Iran’s hard power is limited, and unlikely to ever get very substantial. Iran’s soft power derives substantially from opposition to the United States. Iran and America have no substantial interests in opposition, but they also have no substantial enemies in common around which they could unite; indeed, Iran’s principal rivals are America’s allies, and the non-state actors that the War on Terror is supposed to be about defeating are most threatening to precisely those countries that are America’s allies and Iran’s rivals. How would rapprochement with America serve Iranian interests?

Mind you, I’m not making a brief here for war with Iran by any means. I think a military confrontation between America and Iran would be disastrous. And I understand the appeal of, to make a different analogy, a Sadat-goes-to-Jerusalem scenario for a new American President and Iran. But, again, I just don’t see what closes a deal. Sadat got the Sinai and American aid; Israel got to stop worrying about its southern front. What do we get from Iran for giving them control of Iraq, influence in Afghanistan, and whatever else they get from a deal with America? Or, to put it another way, assuming Lind is right and that it’s bottom-line good for us that somebody be running the show, that there not be total chaos, what might the other consequences of a massive Iranian victory be? It seems to me that it would be very much in Iran’s interest not to leave the table at this point but to stoke the fires of discontent among its regional rivals; and if I were an Egyptian, a Turk, a Saudi, or a Pakistani, a sudden American reversal on Iran would convince me that America could not be relied upon and therefore we would need to provide for our own security against Iran. In other words, we would not be stabilizing the region and eliminating dangerous non-state actors. We would just be switching horses.
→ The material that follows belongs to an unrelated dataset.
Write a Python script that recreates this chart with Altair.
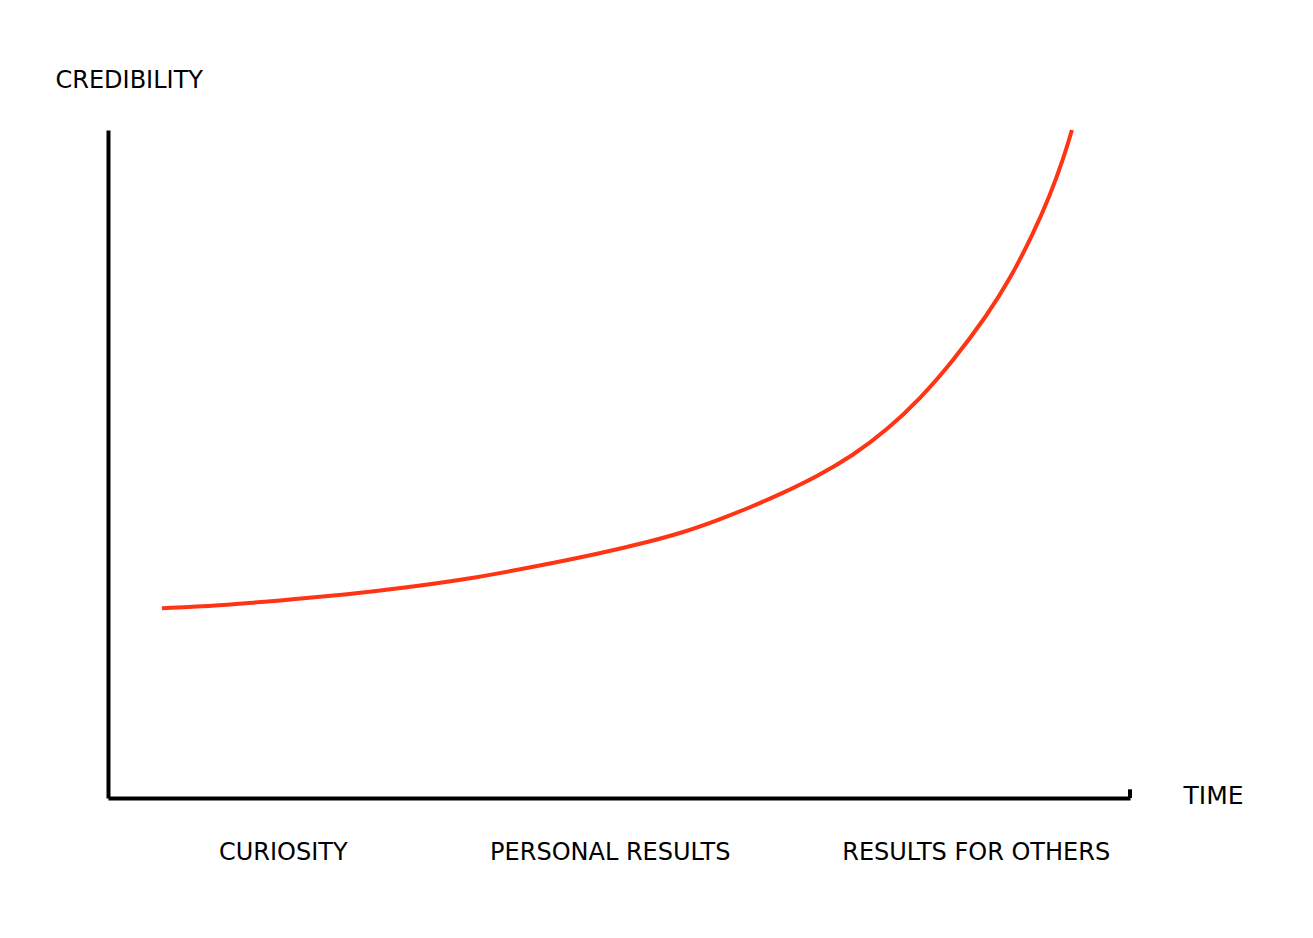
import altair as alt
import pandas as pd

# Curve (time 0-100 along x, credibility 0-100 up y)
time_pts = [5.28, 10.67, 17.12, 23.68, 28.57, 35.13, 41.59, 48.14, 53.03,
            56.26, 59.59, 62.82, 66.05, 69.37, 72.90, 76.22, 79.45, 82.68,
            86.01, 88.26, 90.51, 92.17, 93.44, 94.32]
cred_pts = [28.40, 28.79, 29.60, 30.51, 31.39, 32.74, 34.58, 36.60, 38.40,
            39.75, 41.54, 43.49, 45.66, 48.13, 51.27, 55.09, 59.73, 65.42,
            72.23, 77.69, 84.43, 90.21, 95.51, 100.0]

# Phase labels under the time axis
phase_pos = [17.1, 49.1, 84.9]
phase_names = ['CURIOSITY', 'PERSONAL RESULTS', 'RESULTS FOR OTHERS']

curve = pd.DataFrame({'time': time_pts, 'credibility': cred_pts})

label_expr = ' : '.join(
    f"datum.value == {p} ? '{n}'" for p, n in zip(phase_pos, phase_names)
) + " : ''"

line = alt.Chart(curve).mark_line(
    color='#ff3414', strokeWidth=4, interpolate='basis'
).encode(
    x=alt.X('time:Q',
            scale=alt.Scale(domain=[0, 100], nice=False, zero=False),
            axis=alt.Axis(values=phase_pos, labelExpr=label_expr,
                          ticks=False, grid=False, labelPadding=42,
                          labelFontSize=24, labelColor='black', labelLimit=0,
                          labelFlush=False, labelOverlap=False,
                          domainColor='black', domainWidth=4,
                          title='TIME', titleX=1075, titleY=-3,
                          titleAlign='left', titleBaseline='middle',
                          titleFontSize=25, titleFontWeight='normal')),
    y=alt.Y('credibility:Q',
            scale=alt.Scale(domain=[0, 100], nice=False, zero=False),
            axis=alt.Axis(labels=False, ticks=False, grid=False,
                          domainColor='black', domainWidth=4,
                          title='CREDIBILITY', titleAngle=0,
                          titleX=-53, titleY=-50,
                          titleAlign='left', titleBaseline='middle',
                          titleFontSize=24, titleFontWeight='normal'))
)

# little upturn at the end of the time axis
end_tick = alt.Chart().mark_rule(color='black', strokeWidth=4).encode(
    x=alt.datum(100), y=alt.datum(0), y2=alt.datum(1.3)
)

chart = alt.layer(line, end_tick).properties(
    width=1022,
    height=668,
    autosize=alt.AutoSizeParams(type='none'),
    padding={'left': 100, 'top': 122, 'right': 175, 'bottom': 120},
    background='white'
).configure_axis(
    labelFont='DejaVu Sans',
    titleFont='DejaVu Sans',
    titleColor='black'
).configure_view(
    strokeOpacity=0
)

chart.save("out.html", embed_options={"renderer": "svg", "actions": False})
Which, I would point out, is precisely what the Michael Ledeens think we should be doing – only they think we should do it after the glorious restoration of Iranian "freedom." That’s really the only difference between right-wing wishful thinking on Iran and left-wing wishful thinking: the one presumes that after regime change we will be natural allies, while the other presumes that we can be natural allies without regime change. Neither is the case. We cannot be natural allies unless and until we have a natural common enemy or other substantial common interests.

What am I missing here? I’m very receptive to the skeptical case about war with Iran. Why should I not be skeptical of the case for peace as well?